The National Endowment for the Arts and Arts Midwest have partnered for the past two decades for a reading initiative. This project highlights shared reading experiences. Yvonne Boose follows up with a Princeton organization who received a grant for the 2025-26 NEA Big Read.
Midwest Partners, a nonprofit that promotes community engagement, chose the book “You are Here – Poetry in the Natural World” an anthology edited by former U.S. Poet Laureate Ada Limón for this cycle. The theme was “Our Nature.”
Kayla Greenwell is with Midwest Partners. She said the organization held a zine making class as one of the activities. Zine is short for magazine.
“They started as fanzines,” she explained. “People who are fans of work would make these little zines. It's sort of grown throughout, but it's always about the power of, like, the literacy of the community and getting information out to the community unfiltered.”
She said people who never wrote poetry before are now poets. One was novelist Jannifer Powelson.

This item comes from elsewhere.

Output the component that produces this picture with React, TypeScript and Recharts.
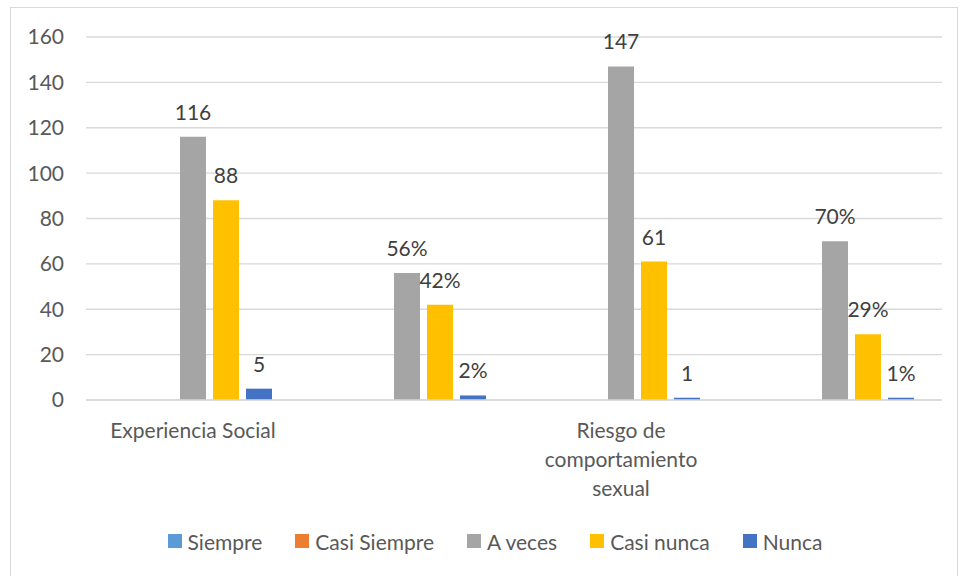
import React from "react";
import { BarChart, Bar, XAxis, YAxis, CartesianGrid, Legend, LabelList } from "recharts";

const categories = ["Experiencia Social", "", "Riesgo de comportamiento sexual", ""];
const siempre = [0, 0, 0, 0];
const casiSiempre = [0, 0, 0, 0];
const aVeces = [116, 56, 147, 70];
const casiNunca = [88, 42, 61, 29];
const nunca = [5, 2, 1, 1];
const aVecesLabels = ["116", "56%", "147", "70%"];
const casiNuncaLabels = ["88", "42%", "61", "29%"];
const nuncaLabels = ["5", "2%", "1", "1%"];
const yTicks = [0, 20, 40, 60, 80, 100, 120, 140, 160];

const series = [
  { key: "siempre", name: "Siempre", color: "#5B9BD5" },
  { key: "casiSiempre", name: "Casi Siempre", color: "#ED7D31" },
  { key: "aVeces", name: "A veces", color: "#A5A5A5", label: "aVecesLabel" },
  { key: "casiNunca", name: "Casi nunca", color: "#FFC000", label: "casiNuncaLabel" },
  { key: "nunca", name: "Nunca", color: "#4472C4", label: "nuncaLabel" },
];

const data = categories.map((c, i) => ({
  category: c,
  siempre: siempre[i],
  casiSiempre: casiSiempre[i],
  aVeces: aVeces[i],
  casiNunca: casiNunca[i],
  nunca: nunca[i],
  aVecesLabel: aVecesLabels[i],
  casiNuncaLabel: casiNuncaLabels[i],
  nuncaLabel: nuncaLabels[i],
}));

const FONT = "Lato, 'Open Sans', sans-serif";
const FS = 21;

let measureCtx: CanvasRenderingContext2D | null = null;
function measure(s: string): number {
  if (!measureCtx && typeof document !== "undefined") {
    measureCtx = document.createElement("canvas").getContext("2d");
  }
  if (!measureCtx) return s.length * FS * 0.5;
  measureCtx.font = `${FS}px Lato`;
  return measureCtx.measureText(s).width;
}

function wrap(text: string, maxWidth: number): string[] {
  const words = String(text || "").split(" ").filter(Boolean);
  const lines: string[] = [];
  let cur = "";
  for (const w of words) {
    const next = cur ? cur + " " + w : w;
    if (cur && measure(next) > maxWidth) {
      lines.push(cur);
      cur = w;
    } else {
      cur = next;
    }
  }
  if (cur) lines.push(cur);
  return lines;
}

const XTick = (props: any) => {
  const { x, y, payload } = props;
  const lines = wrap(payload.value, 180);
  return (
    <text x={x} y={y} textAnchor="middle" fill="#595959" fontSize={FS} fontFamily={FONT}>
      {lines.map((l, i) => (
        <tspan key={i} x={x} y={y + 30 + i * 29}>
          {l}
        </tspan>
      ))}
    </text>
  );
};

const LegendContent = () => (
  <div
    style={{
      display: "flex",
      justifyContent: "center",
      alignItems: "center",
      height: 30,
      fontFamily: FONT,
      fontSize: FS,
      color: "#595959",
      gap: 33,
      paddingLeft: 48,
    }}
  >
    {series.map((s) => (
      <div key={s.key} style={{ display: "flex", alignItems: "center" }}>
        <span style={{ display: "inline-block", width: 14, height: 14, background: s.color, marginRight: 6 }} />
        <span>{s.name}</span>
      </div>
    ))}
  </div>
);

export default function App() {
  return (
    <div style={{ position: "absolute", left: 0, top: 0, width: 961, height: 576, background: "#fff" }}>
      <div
        style={{
          position: "absolute",
          left: 10,
          top: 7,
          width: 946,
          height: 570,
          border: "1px solid #d9d9d9",
        }}
      />
      <div style={{ position: "absolute", left: 0, top: 0 }}>
        <BarChart
          width={961}
          height={576}
          data={data}
          margin={{ top: 37, right: 19, left: 0, bottom: 20 }}
          barSize={26}
          barGap={7}
        >
          <CartesianGrid horizontal vertical={false} stroke="#d9d9d9" strokeWidth={1.3} />
          <XAxis
            dataKey="category"
            axisLine={{ stroke: "#d9d9d9", strokeWidth: 1.5 }}
            tickLine={false}
            height={126}
            interval={0}
            tick={<XTick />}
          />
          <YAxis
            domain={[0, 160]}
            ticks={yTicks}
            axisLine={false}
            tickLine={false}
            tickSize={0}
            tickMargin={22}
            width={86}
            tick={{ fill: "#595959", fontSize: FS, fontFamily: FONT }}
          />
          <Legend verticalAlign="bottom" content={<LegendContent />} />
          {series.map((s) => (
            <Bar key={s.key} dataKey={s.key} name={s.name} fill={s.color} isAnimationActive={false}>
              {s.label ? (
                <LabelList
                  dataKey={s.label}
                  position="top"
                  offset={17}
                  fill="#404040"
                  fontSize={FS}
                  fontFamily={FONT}
                />
              ) : null}
            </Bar>
          ))}
        </BarChart>
      </div>
    </div>
  );
}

“Who has 12 conservation-themed murder mystery novels," she said. "And she's like, I've never written a poem, I don't know what I'm doing, but by the end of it, she came out with something like really nice.”
Other gatherings included nature walks and poetry readings.
Greenwell said one of the walks served as a healing experience for her.
“Being in a like hyper commercialized transactional world," she said, "and then spending like a morning slash afternoon with a bunch of people making things and talking about our worries and doing some writing, going back and like thinking and listening to Ada, because all of this is basically because of her.”
The purpose of this initiative was to get people to read but Greenwell said it created a few writers.
An anthology will be put together from some of the writings, but everyone can take part. A solicitation will be put out in the fall.
The 2026-27 Big Read theme will be centered around America250.